- DATA BLOCK
——————————
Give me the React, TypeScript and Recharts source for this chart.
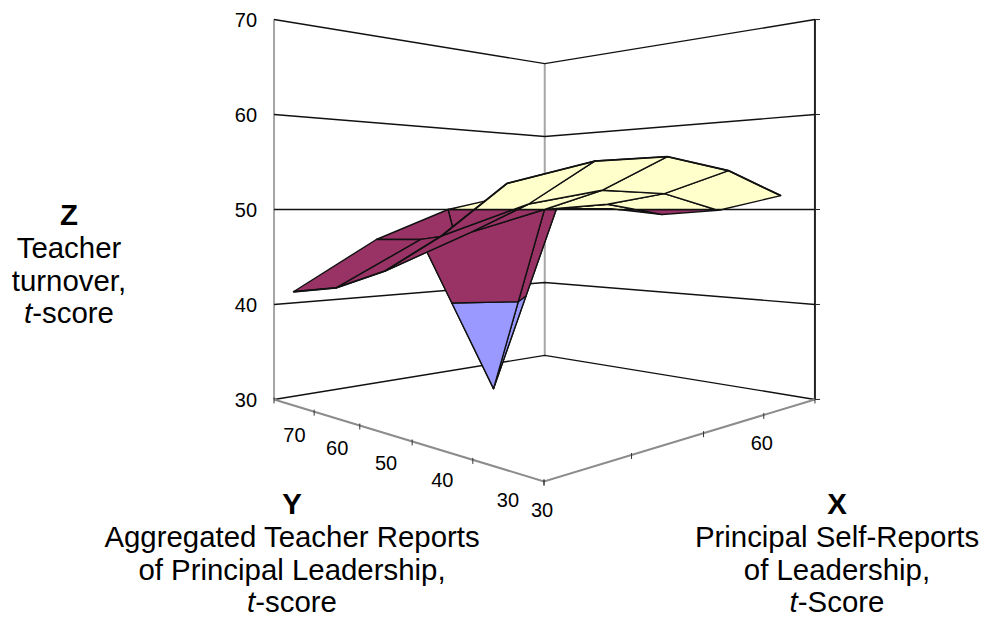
import { Scatter, ScatterChart, XAxis, YAxis } from "recharts";

// t-score surface: rows run along Y, columns along X
const xCategories = [30, 40, 50, 60, 70];
const yCategories = [30, 40, 50, 60, 70];
const zTicks = [30, 40, 50, 60, 70];
const xLabels = ["30", "", "", "60", ""];

const zRowY30 = [52.0, 54.1, 54.9, 53.9, 51.5];
const zRowY40 = [47.8, 50.5, 51.9, 51.7, 49.9];
const zRowY50 = [44.5, 47.8, 50.0, 50.6, 49.4];
const zRowY60 = [42.5, 46.9, 30.0, 50.1, 50.1];
const zRowY70 = [41.6, 46.7, 50.0, 51.8, 50.7];
const zRows = [zRowY30, zRowY40, zRowY50, zRowY60, zRowY70];

const bands = [
  { low: 30, high: 40, fill: "#9999ff" },
  { low: 40, high: 50, fill: "#993366" },
  { low: 50, high: 60, fill: "#ffffcc" },
];

const WIDTH = 986;
const HEIGHT = 620;
const WALL = "#a6a6a6";
const INK = "#111";

type P3 = { u: number; v: number; z: number };

// camera for the box: eye level sits at z = 50
function project(u: number, v: number, z: number) {
  const w = 1 + 0.432 * (u + v);
  return {
    px: (544 + 623 * u - 151.6 * v) / w,
    py: 209.5 + ((50 - z) * 13.6) / w,
  };
}
const pt = (p: P3) => project(p.u, p.v, p.z);

const uOf = (i: number) => i / (xCategories.length - 1);
const vOf = (j: number) => (j + 0.5) / yCategories.length;

function clipZ(poly: P3[], limit: number, keepBelow: boolean) {
  const out: P3[] = [];
  const inside = (p: P3) => (keepBelow ? p.z <= limit : p.z >= limit);
  poly.forEach((a, i) => {
    const b = poly[(i + 1) % poly.length];
    if (inside(a)) out.push(a);
    if (inside(a) !== inside(b)) {
      const t = (limit - a.z) / (b.z - a.z);
      out.push({ u: a.u + (b.u - a.u) * t, v: a.v + (b.v - a.v) * t, z: limit });
    }
  });
  return out;
}

function surfacePieces() {
  const cells: { depth: number; corners: P3[] }[] = [];
  for (let j = 0; j < yCategories.length - 1; j++) {
    for (let i = 0; i < xCategories.length - 1; i++) {
      const corners = [
        { u: uOf(i), v: vOf(j), z: zRows[j][i] },
        { u: uOf(i + 1), v: vOf(j), z: zRows[j][i + 1] },
        { u: uOf(i + 1), v: vOf(j + 1), z: zRows[j + 1][i + 1] },
        { u: uOf(i), v: vOf(j + 1), z: zRows[j + 1][i] },
      ];
      cells.push({ depth: uOf(i) + vOf(j), corners });
    }
  }
  cells.sort((a, b) => b.depth - a.depth);
  const pieces: { fill: string; data: { px: number; py: number }[] }[] = [];
  cells.forEach((cell) => {
    bands.forEach((band) => {
      const part = clipZ(clipZ(cell.corners, band.low, false), band.high, true);
      if (part.length > 2) pieces.push({ fill: band.fill, data: part.map(pt) });
    });
  });
  return pieces;
}

const none = () => <g />;

function polygon(fill: string) {
  return (props: any) => (
    <path
      d={"M" + props.points.map((p: any) => `${p.x},${p.y}`).join("L") + "Z"}
      fill={fill}
      stroke={INK}
      strokeWidth={1.4}
      strokeLinejoin="round"
    />
  );
}

function Segment(data: { px: number; py: number }[], stroke: string, width: number, key: string) {
  return (
    <Scatter
      key={key}
      data={data}
      shape={none}
      line={{ stroke, strokeWidth: width }}
      isAnimationActive={false}
    />
  );
}

const tickLabel = (anchor: "middle" | "end") => (props: any) => (
  <text
    x={props.cx}
    y={props.cy}
    textAnchor={anchor}
    dominantBaseline="central"
    fontFamily="Liberation Sans, Arial, sans-serif"
    fontSize={20}
    fill="#000"
  >
    {props.payload.label}
  </text>
);

const titleStyle: React.CSSProperties = {
  position: "absolute",
  fontFamily: "Liberation Sans, Arial, sans-serif",
  fontSize: 29.4,
  lineHeight: "32.8px",
  textAlign: "center",
  color: "#000",
  whiteSpace: "nowrap",
  transform: "translateX(-50%)",
};

function FloorTicks() {
  const out: any[] = [];
  xCategories.forEach((_, i) => {
    const p = project(uOf(i), 0, 30);
    out.push(Segment([{ px: p.px, py: p.py - 2 }, { px: p.px, py: p.py + 4 }], "#333", 1, `xt${i}`));
  });
  for (let j = 0; j <= yCategories.length; j++) {
    const p = project(0, j / yCategories.length, 30);
    out.push(Segment([{ px: p.px, py: p.py - 2 }, { px: p.px, py: p.py + 4 }], "#333", 1, `yt${j}`));
  }
  return out;
}

export default function App() {
  const L = 1;
  const frontEdge = zRows.map((row, j) => project(uOf(0), vOf(j), row[0]));
  const sideEdge = zRows[0].map((z, i) => project(uOf(i), vOf(0), z));
  return (
    <div style={{ position: "absolute", left: 0, top: 0, width: WIDTH, height: HEIGHT, background: "#fff" }}>
      <ScatterChart width={WIDTH} height={HEIGHT} margin={{ top: 0, right: 0, bottom: 0, left: 0 }}>
        <XAxis type="number" dataKey="px" domain={[0, WIDTH]} hide allowDataOverflow />
        <YAxis type="number" dataKey="py" domain={[0, HEIGHT]} reversed hide allowDataOverflow />

        {/* walls */}
        {Segment([project(0, L, 30), project(0, L, 70)], WALL, 2, "wl")}
        {Segment([project(L, L, 30), project(L, L, 70)], WALL, 2, "wb")}
        {Segment([project(L, 0, 30), project(L, 0, 70)], "#222", 2, "wr")}
        {zTicks.map((z) =>
          Segment([project(0, L, z), project(L, L, z), project(L, 0, z)], "#111", 1.4, `g${z}`),
        )}
        {zTicks.map((z) => {
          const p = project(L, 0, z);
          return Segment([p, { px: p.px + 5, py: p.py }], "#222", 1, `zt${z}`);
        })}

        {/* floor */}
        {Segment([project(0, L, 30), project(0, 0, 30), project(L, 0, 30)], "#8c8c8c", 2, "floor")}
        {FloorTicks()}

        {/* surface, far cells first */}
        {surfacePieces().map((piece, i) => (
          <Scatter
            key={`s${i}`}
            data={piece.data}
            shape={none}
            line={polygon(piece.fill)}
            isAnimationActive={false}
          />
        ))}
        {Segment(frontEdge, "#111", 1.8, "front")}
        {Segment(sideEdge, "#111", 1.8, "side")}

        {/* tick labels */}
        <Scatter
          data={zTicks.map((z) => {
            const p = project(0, L, z);
            return { px: p.px - 17, py: p.py + 0.5, label: String(z) };
          })}
          shape={tickLabel("end")}
          isAnimationActive={false}
        />
        <Scatter
          data={yCategories.map((y, j) => {
            const p = project(0, vOf(j), 30);
            return { px: p.px + 1, py: p.py + 29.5, label: String(y) };
          })}
          shape={tickLabel("middle")}
          isAnimationActive={false}
        />
        <Scatter
          data={xLabels.map((label, i) => {
            const p = project(uOf(i), 0, 30);
            return { px: p.px - 2, py: p.py + 28.5, label };
          })}
          shape={tickLabel("middle")}
          isAnimationActive={false}
        />
      </ScatterChart>

      <div style={{ ...titleStyle, left: 69, top: 199 }}>
        <b>Z</b>
        <br />
        Teacher
        <br />
        turnover,
        <br />
        <i>t</i>-score
      </div>
      <div style={{ ...titleStyle, left: 292, top: 488 }}>
        <b>Y</b>
        <br />
        Aggregated Teacher Reports
        <br />
        of Principal Leadership,
        <br />
        <i>t</i>-score
      </div>
      <div style={{ ...titleStyle, left: 837, top: 488 }}>
        <b>X</b>
        <br />
        Principal Self-Reports
        <br />
        of Leadership,
        <br />
        <i>t</i>-Score
      </div>
    </div>
  );
}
——————————
- WRITTEN PROBLEM
Only the lines from the top of the data through the line with "const vOf = (j: number)" should be quoted, exactly and with both ends kept; skip the pictures.

- EXERCISE ANSWER
Give me the React, TypeScript and Recharts source for this chart.
import { Scatter, ScatterChart, XAxis, YAxis } from "recharts";

// t-score surface: rows run along Y, columns along X
const xCategories = [30, 40, 50, 60, 70];
const yCategories = [30, 40, 50, 60, 70];
const zTicks = [30, 40, 50, 60, 70];
const xLabels = ["30", "", "", "60", ""];

const zRowY30 = [52.0, 54.1, 54.9, 53.9, 51.5];
const zRowY40 = [47.8, 50.5, 51.9, 51.7, 49.9];
const zRowY50 = [44.5, 47.8, 50.0, 50.6, 49.4];
const zRowY60 = [42.5, 46.9, 30.0, 50.1, 50.1];
const zRowY70 = [41.6, 46.7, 50.0, 51.8, 50.7];
const zRows = [zRowY30, zRowY40, zRowY50, zRowY60, zRowY70];

const bands = [
  { low: 30, high: 40, fill: "#9999ff" },
  { low: 40, high: 50, fill: "#993366" },
  { low: 50, high: 60, fill: "#ffffcc" },
];

const WIDTH = 986;
const HEIGHT = 620;
const WALL = "#a6a6a6";
const INK = "#111";

type P3 = { u: number; v: number; z: number };

// camera for the box: eye level sits at z = 50
function project(u: number, v: number, z: number) {
  const w = 1 + 0.432 * (u + v);
  return {
    px: (544 + 623 * u - 151.6 * v) / w,
    py: 209.5 + ((50 - z) * 13.6) / w,
  };
}
const pt = (p: P3) => project(p.u, p.v, p.z);

const uOf = (i: number) => i / (xCategories.length - 1);
const vOf = (j: number) => (j + 0.5) / yCategories.length;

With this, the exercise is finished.